Addressing the Goa Union of Journalists on December 18, 2006 Justice Chapalgaonkar said that there was no official regulatory body to check the perversion of the electronic media?and he is absolutely right in saying so. The Press Council of India has jurisdiction only over the print media and even in this matter, some editors have refused to listen to the Counsel or obey its orders. The Press Council has no teeth and some have even shown their impertinence in refusing to appear before the Council. There is no question but that there has to be a regulatory body to keep an eye not only on the print and television media but an ear on radio. At the Goa meeting some journalists went to the extent of urging the Government of India to constitute a National Media Commission and Media Council to study the problems confronting the media in present day context. Had not the killings in Ahmedabad and elsewhere following the Godhra incident not been shown in all their gory, the riots would have been controlled in no time. There is blood on the hands of some of our TV anchor people, and if they do not realise it, they must be told firmly and decisively that any future recurrence of riots anywhere will have to be delicately covered, or else. True, press freedom is precious and must be respected as far as possible. But the press at the same time must know its limitations. During the post-Godhra riots the electronic media especially showed utter irresponsibility and one can fully understand and appreciate Justice Chapalgaonkar'sagony.
The American media showed great restraint in the wake of the 9/11 attacks on the twin World Trade towers. So did the British media in another context. In India, we are rightly proud of our press freedom, especially in the context of the emergency, but it is time some of our editors indulged in quiet retrospection.
It is no argument to say that celebrities have no right to privacy. That is a mistaken notion. Even celebrities are human. And they have every right to enjoy a quiet meal with their families and friends. Justice Chapalgaonkar recalled that in the past, journalists were like teachers of the society and there was no need of a code to book them. That may be partly wishful thinking. There has been some yellow journalism in the past as there is some today, but the problem now is that leading newspapers are showing signs of immaturity that is highly disturbing.

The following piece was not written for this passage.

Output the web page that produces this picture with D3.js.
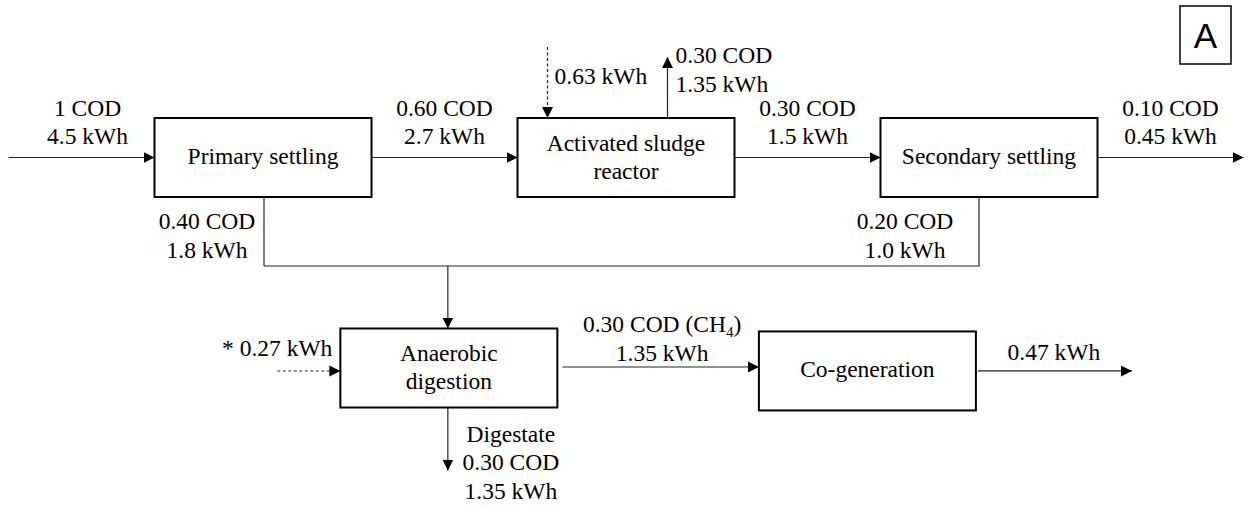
<!DOCTYPE html>
<html>
<head>
<meta charset="utf-8">
<script src="https://cdn.jsdelivr.net/npm/d3@7"></script>
</head>
<body style="margin:0">
<div class="box"></div>
<script>
// process units (boxes)
const processes = ['Primary settling', 'Activated sludge|reactor', 'Secondary settling', 'Anaerobic|digestion', 'Co-generation'];

// flows : COD fraction and energy content
const flowNames = ['influent', 'primary effluent', 'AS effluent', 'final effluent', 'oxidised', 'aeration',
                   'primary sludge', 'secondary sludge', 'digester heating', 'biogas', 'digestate', 'electricity'];
const flowCOD = ['1', '0.60', '0.30', '0.10', '0.30', null, '0.40', '0.20', null, '0.30', '0.30', null];
const flowKWh = ['4.5', '2.7', '1.5', '0.45', '1.35', '0.63', '1.8', '1.0', '0.27', '1.35', '1.35', '0.47'];

const panelLabel = 'A';

const fontSerif = 'Liberation Serif';
const fontSize = 23.5;

const dims = {width: 1251, height: 507, boxW: 217, boxH: 79};

const svg = d3.select('.box')
              .append('svg')
              .attr('width', dims.width)
              .attr('height', dims.height);

// scales (grid units -> pixels)
const x = d3.scaleLinear().domain([0, 2]).range([263, 989]);
const y = d3.scaleLinear().domain([0, 1]).range([157.5, 368]);

// placement of each process on the grid
const grid = [[0, 0], [1, 0], [2, 0], [0.512, 1], [1.665, 1.014]];

const boxes = processes.map((p, i) => {
    const cx = x(grid[i][0]), cy = y(grid[i][1]);
    return {name: p, cx, cy,
            l: cx - dims.boxW / 2, r: cx + dims.boxW / 2,
            t: cy - dims.boxH / 2, b: cy + dims.boxH / 2};
});

// arrow head
svg.append('defs').append('marker')
   .attr('id', 'head')
   .attr('markerUnits', 'userSpaceOnUse')
   .attr('viewBox', '0 -6 12 12')
   .attr('refX', 11).attr('refY', 0)
   .attr('markerWidth', 12).attr('markerHeight', 12)
   .attr('orient', 'auto')
   .append('path')
   .attr('d', 'M0,-5.5L11,0L0,5.5Z')
   .attr('fill', '#000');

const [b0, b1, b2, b3, b4] = boxes;
const collectorY = 266;

// geometry of each flow, built from the boxes
const flowGeom = [
    {pts: [[b0.l - 146, b0.cy], [b0.l, b0.cy]], lx: b0.l - 67, ly: b0.cy - 42, anchor: 'middle'},
    {pts: [[b0.r, b0.cy], [b1.l, b1.cy]], lx: (b0.r + b1.l) / 2, ly: b0.cy - 42, anchor: 'middle'},
    {pts: [[b1.r, b1.cy], [b2.l, b2.cy]], lx: (b1.r + b2.l) / 2, ly: b1.cy - 42, anchor: 'middle'},
    {pts: [[b2.r, b2.cy], [b2.r + 146, b2.cy]], lx: b2.r + 73, ly: b2.cy - 42, anchor: 'middle'},
    {pts: [[b1.l + 150, b1.t], [b1.l + 150, b1.t - 61]], lx: b1.l + 158, ly: b1.t - 55, anchor: 'start'},
    {pts: [[b1.l + 30, b1.t - 71], [b1.l + 30, b1.t]], lx: b1.l + 37, ly: b1.t - 34, anchor: 'start', dash: true},
    {pts: [[b0.cx + 1, b0.b], [b0.cx + 1, collectorY]], lx: b0.cx - 56, ly: b0.b + 32, anchor: 'middle', noHead: true},
    {pts: [[b2.cx - 10, b2.b], [b2.cx - 10, collectorY], [b0.cx + 1, collectorY]], lx: b2.cx - 84, ly: b2.b + 32, anchor: 'middle', noHead: true},
    {pts: [[b3.l - 63, b3.cy + 3], [b3.l, b3.cy + 3]], lx: b3.l - 8, ly: b3.cy - 12, anchor: 'end', dash: true},
    {pts: [[b3.r + 5, b3.cy - 1], [b4.l, b3.cy - 1]], lx: (b3.r + b4.l) / 2 + 4, ly: b3.cy - 36, anchor: 'middle'},
    {pts: [[b3.cx - 1, b3.b], [b3.cx - 1, b3.b + 63]], lx: b3.cx + 62, ly: b3.b + 34, anchor: 'middle'},
    {pts: [[b4.r + 2, b4.cy], [b4.r + 156, b4.cy]], lx: b4.r + 78, ly: b4.cy - 11, anchor: 'middle'}
];

const line = d3.line();

// combined sludge line down to the digester
svg.append('path')
   .attr('d', line([[b3.cx - 1, collectorY], [b3.cx - 1, b3.t]]))
   .attr('fill', 'none')
   .attr('stroke', '#222')
   .attr('stroke-width', 1.2)
   .attr('marker-end', 'url(#head)');

// flow lines
svg.selectAll('path.flow')
   .data(flowGeom)
   .enter()
   .append('path')
   .attr('class', 'flow')
   .attr('d', d => line(d.pts))
   .attr('fill', 'none')
   .attr('stroke', '#222')
   .attr('stroke-width', 1.2)
   .attr('stroke-dasharray', d => d.dash ? '3,2.5' : null)
   .attr('marker-end', d => d.noHead ? null : 'url(#head)');

// flow labels : one text per line
const labelRows = [];
flowGeom.forEach((d, i) => {
    let lines = [];
    if (flowNames[i] === 'digestate') lines.push('Digestate');
    if (flowCOD[i] !== null) lines.push(flowCOD[i] + ' COD');
    lines.push((flowNames[i] === 'digester heating' ? '* ' : '') + flowKWh[i] + ' kWh');
    lines.forEach((s, k) => labelRows.push({text: s, x: d.lx, y: d.ly + k * 28.5, anchor: d.anchor, ch4: flowNames[i] === 'biogas' && k === 0}));
});

svg.selectAll('text.flowlab')
   .data(labelRows.filter(r => !r.ch4))
   .enter()
   .append('text')
   .attr('class', 'flowlab')
   .attr('x', d => d.x)
   .attr('y', d => d.y)
   .attr('text-anchor', d => d.anchor)
   .attr('font-family', fontSerif)
   .attr('font-size', fontSize)
   .text(d => d.text);

// biogas line with subscript, placed piece by piece
labelRows.filter(r => r.ch4).forEach(r => {
    const g = svg.append('g');
    const main = g.append('text')
                  .attr('y', r.y)
                  .attr('font-family', fontSerif)
                  .attr('font-size', fontSize)
                  .text(r.text + ' (CH');
    const w1 = main.node().getComputedTextLength();
    const sub = g.append('text')
                 .attr('x', w1).attr('y', r.y + 5)
                 .attr('font-family', fontSerif)
                 .attr('font-size', 15)
                 .text('4');
    const w2 = sub.node().getComputedTextLength();
    const close = g.append('text')
                   .attr('x', w1 + w2).attr('y', r.y)
                   .attr('font-family', fontSerif)
                   .attr('font-size', fontSize)
                   .text(')');
    const w3 = close.node().getComputedTextLength();
    g.attr('transform', `translate(${r.x - (w1 + w2 + w3) / 2}, 0)`);
});

// process boxes
const units = svg.selectAll('g.unit')
   .data(boxes)
   .enter()
   .append('g')
   .attr('class', 'unit');

units.append('rect')
     .attr('x', d => d.l)
     .attr('y', d => d.t)
     .attr('width', dims.boxW)
     .attr('height', dims.boxH)
     .attr('fill', 'none')
     .attr('stroke', '#000')
     .attr('stroke-width', 2);

const boxRows = [];
boxes.forEach(d => {
    const parts = d.name.split('|');
    const y0 = parts.length === 1 ? d.cy + 6 : d.cy - 7;
    parts.forEach((s, k) => boxRows.push({text: s, x: d.cx, y: y0 + k * 28}));
});

svg.selectAll('text.boxlab')
   .data(boxRows)
   .enter()
   .append('text')
   .attr('class', 'boxlab')
   .attr('x', d => d.x)
   .attr('y', d => d.y)
   .attr('text-anchor', 'middle')
   .attr('font-family', fontSerif)
   .attr('font-size', fontSize)
   .text(d => d.text);

// panel letter
svg.append('rect')
   .attr('x', 1180).attr('y', 6)
   .attr('width', 51).attr('height', 58)
   .attr('fill', 'none')
   .attr('stroke', '#000')
   .attr('stroke-width', 1.5);
svg.append('text')
   .attr('x', 1205.5).attr('y', 48)
   .attr('text-anchor', 'middle')
   .attr('font-size', 35)
   .attr('font-family', 'Liberation Sans')
   .text(panelLabel);
</script>
</body>
</html>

Page 3 journalism is creating a new mind-set even among photographers who have to be told where they get off. That the Goa meeting was covered only by The Gomantak Times ( December 19) merely shows how insensitive some of our news editors have become. And what prevented The Indian Express to identify the photographer involved in the Bangalore melee? It revels in investigative journalism. Here there is no investigation involved. It was just a question of identification. In many ways the Indian media is trying to follow in the steps of the western media which hounds celebrities day in and day out. Even presuming that some celebrities have to be exposed, what was it that The Times of India was trying to expose: That Shri Chidambaram was having one more masala dosa or two more idlis not with chutney but with sambhar? Don'twe have some sense of decency? The Hindu, bless its editorial staff, has the courage to admit to its mistakes. And no less than President APJ Abdul Kalam has praised the paper in an address delivered on National Press Day in New Delhi (November 16). The Hindu has set an excellent example worthy of being followed. What is our media afraid of?